=== MATERIAL SHOWN ===

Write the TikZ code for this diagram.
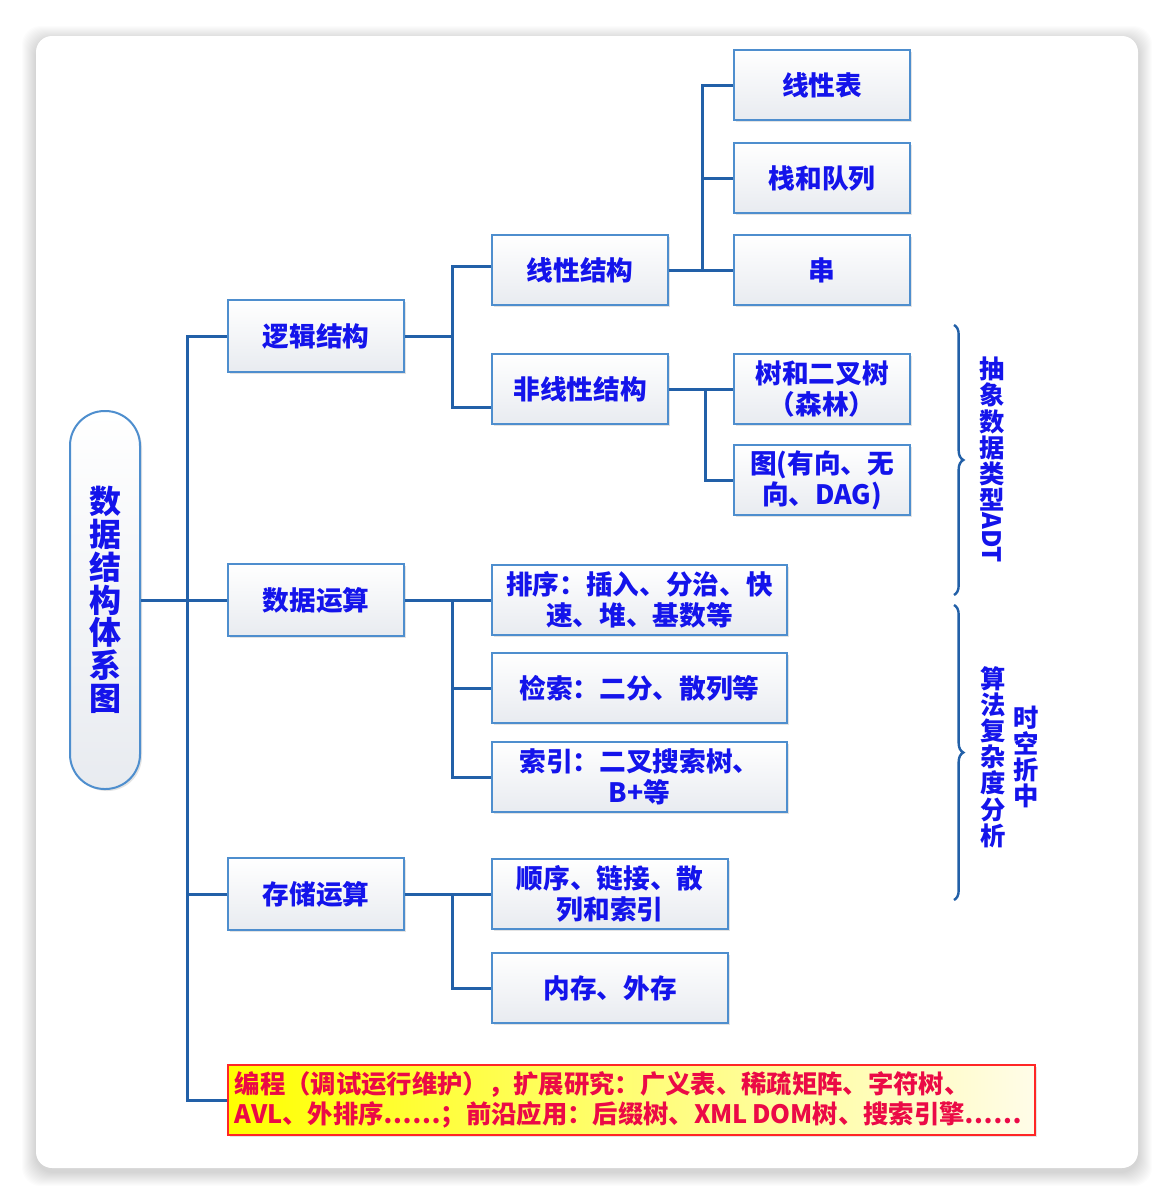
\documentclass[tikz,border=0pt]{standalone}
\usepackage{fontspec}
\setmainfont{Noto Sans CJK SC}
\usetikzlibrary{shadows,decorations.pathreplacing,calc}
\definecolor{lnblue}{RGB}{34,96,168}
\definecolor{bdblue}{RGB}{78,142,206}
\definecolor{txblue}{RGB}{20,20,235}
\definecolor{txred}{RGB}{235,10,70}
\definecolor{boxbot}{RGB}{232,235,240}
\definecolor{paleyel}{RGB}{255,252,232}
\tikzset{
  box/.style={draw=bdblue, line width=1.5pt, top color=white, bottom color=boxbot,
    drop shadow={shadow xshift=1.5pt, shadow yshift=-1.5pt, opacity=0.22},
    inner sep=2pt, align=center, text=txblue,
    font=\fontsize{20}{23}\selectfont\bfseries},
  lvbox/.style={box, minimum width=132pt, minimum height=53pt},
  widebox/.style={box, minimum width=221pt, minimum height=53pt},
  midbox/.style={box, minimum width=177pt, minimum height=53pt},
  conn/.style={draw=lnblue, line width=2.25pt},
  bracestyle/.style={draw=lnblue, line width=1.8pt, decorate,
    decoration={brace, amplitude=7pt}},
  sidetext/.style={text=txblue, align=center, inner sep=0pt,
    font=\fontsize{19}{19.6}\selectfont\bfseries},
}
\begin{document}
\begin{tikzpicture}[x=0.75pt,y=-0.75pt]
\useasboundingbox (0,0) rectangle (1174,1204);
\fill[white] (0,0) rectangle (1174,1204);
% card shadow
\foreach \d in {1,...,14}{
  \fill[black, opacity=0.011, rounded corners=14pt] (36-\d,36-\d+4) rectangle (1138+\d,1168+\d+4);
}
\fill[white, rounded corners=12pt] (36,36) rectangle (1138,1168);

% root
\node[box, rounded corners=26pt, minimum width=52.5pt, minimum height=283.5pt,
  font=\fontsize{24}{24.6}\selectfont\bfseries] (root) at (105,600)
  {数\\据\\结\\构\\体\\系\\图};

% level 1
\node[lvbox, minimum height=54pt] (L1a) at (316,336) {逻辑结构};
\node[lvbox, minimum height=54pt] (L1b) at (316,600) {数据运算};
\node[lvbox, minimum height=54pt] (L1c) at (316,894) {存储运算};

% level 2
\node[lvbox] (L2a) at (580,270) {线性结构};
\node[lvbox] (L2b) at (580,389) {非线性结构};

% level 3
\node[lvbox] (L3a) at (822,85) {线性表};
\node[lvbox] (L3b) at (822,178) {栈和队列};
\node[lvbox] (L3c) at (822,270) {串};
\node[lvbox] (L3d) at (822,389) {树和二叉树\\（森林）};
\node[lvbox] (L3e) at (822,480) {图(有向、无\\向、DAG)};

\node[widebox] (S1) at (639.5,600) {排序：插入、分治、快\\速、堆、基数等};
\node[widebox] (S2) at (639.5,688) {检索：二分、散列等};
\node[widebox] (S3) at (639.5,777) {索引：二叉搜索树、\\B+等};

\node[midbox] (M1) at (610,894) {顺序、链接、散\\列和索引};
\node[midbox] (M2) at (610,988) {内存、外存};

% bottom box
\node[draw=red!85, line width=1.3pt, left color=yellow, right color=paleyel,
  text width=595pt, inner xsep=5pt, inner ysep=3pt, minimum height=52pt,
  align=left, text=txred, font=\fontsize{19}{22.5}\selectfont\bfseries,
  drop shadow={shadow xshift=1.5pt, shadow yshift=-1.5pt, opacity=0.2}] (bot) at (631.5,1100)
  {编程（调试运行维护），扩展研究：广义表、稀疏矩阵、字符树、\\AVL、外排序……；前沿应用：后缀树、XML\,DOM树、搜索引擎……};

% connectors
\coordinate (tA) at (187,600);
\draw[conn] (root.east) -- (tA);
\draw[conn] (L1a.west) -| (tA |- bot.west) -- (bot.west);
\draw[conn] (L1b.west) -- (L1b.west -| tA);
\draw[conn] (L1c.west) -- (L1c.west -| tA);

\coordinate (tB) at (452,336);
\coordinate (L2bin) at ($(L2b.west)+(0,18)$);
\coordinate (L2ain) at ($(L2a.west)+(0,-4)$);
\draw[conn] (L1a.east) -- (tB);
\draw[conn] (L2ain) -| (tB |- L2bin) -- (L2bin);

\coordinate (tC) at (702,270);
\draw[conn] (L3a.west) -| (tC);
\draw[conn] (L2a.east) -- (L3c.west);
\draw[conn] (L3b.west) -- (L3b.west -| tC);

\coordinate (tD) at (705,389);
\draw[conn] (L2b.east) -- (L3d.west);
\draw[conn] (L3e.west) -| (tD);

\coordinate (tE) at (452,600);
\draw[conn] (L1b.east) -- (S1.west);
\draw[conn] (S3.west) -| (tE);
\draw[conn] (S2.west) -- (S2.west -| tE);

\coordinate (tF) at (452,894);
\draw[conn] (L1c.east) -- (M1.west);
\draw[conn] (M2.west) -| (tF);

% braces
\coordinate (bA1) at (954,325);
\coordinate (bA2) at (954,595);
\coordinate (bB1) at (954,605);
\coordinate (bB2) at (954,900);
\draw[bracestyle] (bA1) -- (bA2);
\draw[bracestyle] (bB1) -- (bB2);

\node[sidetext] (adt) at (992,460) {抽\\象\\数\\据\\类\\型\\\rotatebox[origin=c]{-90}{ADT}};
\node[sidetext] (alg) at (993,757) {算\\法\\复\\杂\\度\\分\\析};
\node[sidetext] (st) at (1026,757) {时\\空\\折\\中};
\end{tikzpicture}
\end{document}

===
=== MATERIAL SHOWN ===

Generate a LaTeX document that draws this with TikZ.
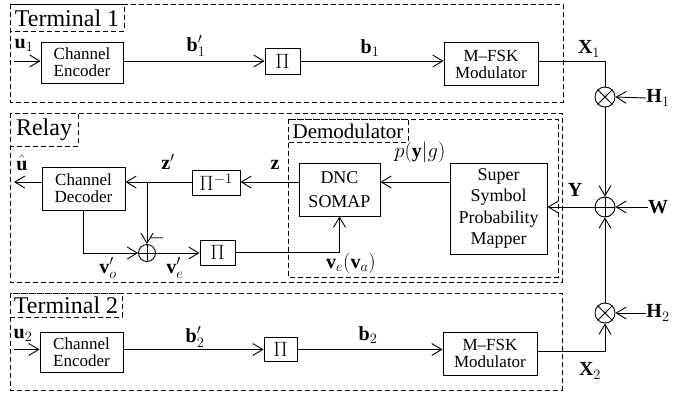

===

DIRECTIONS. Each line in the listing above either holds the string "this" or does not; state how many do, giving the number only.

RESPONSE BELOW. 2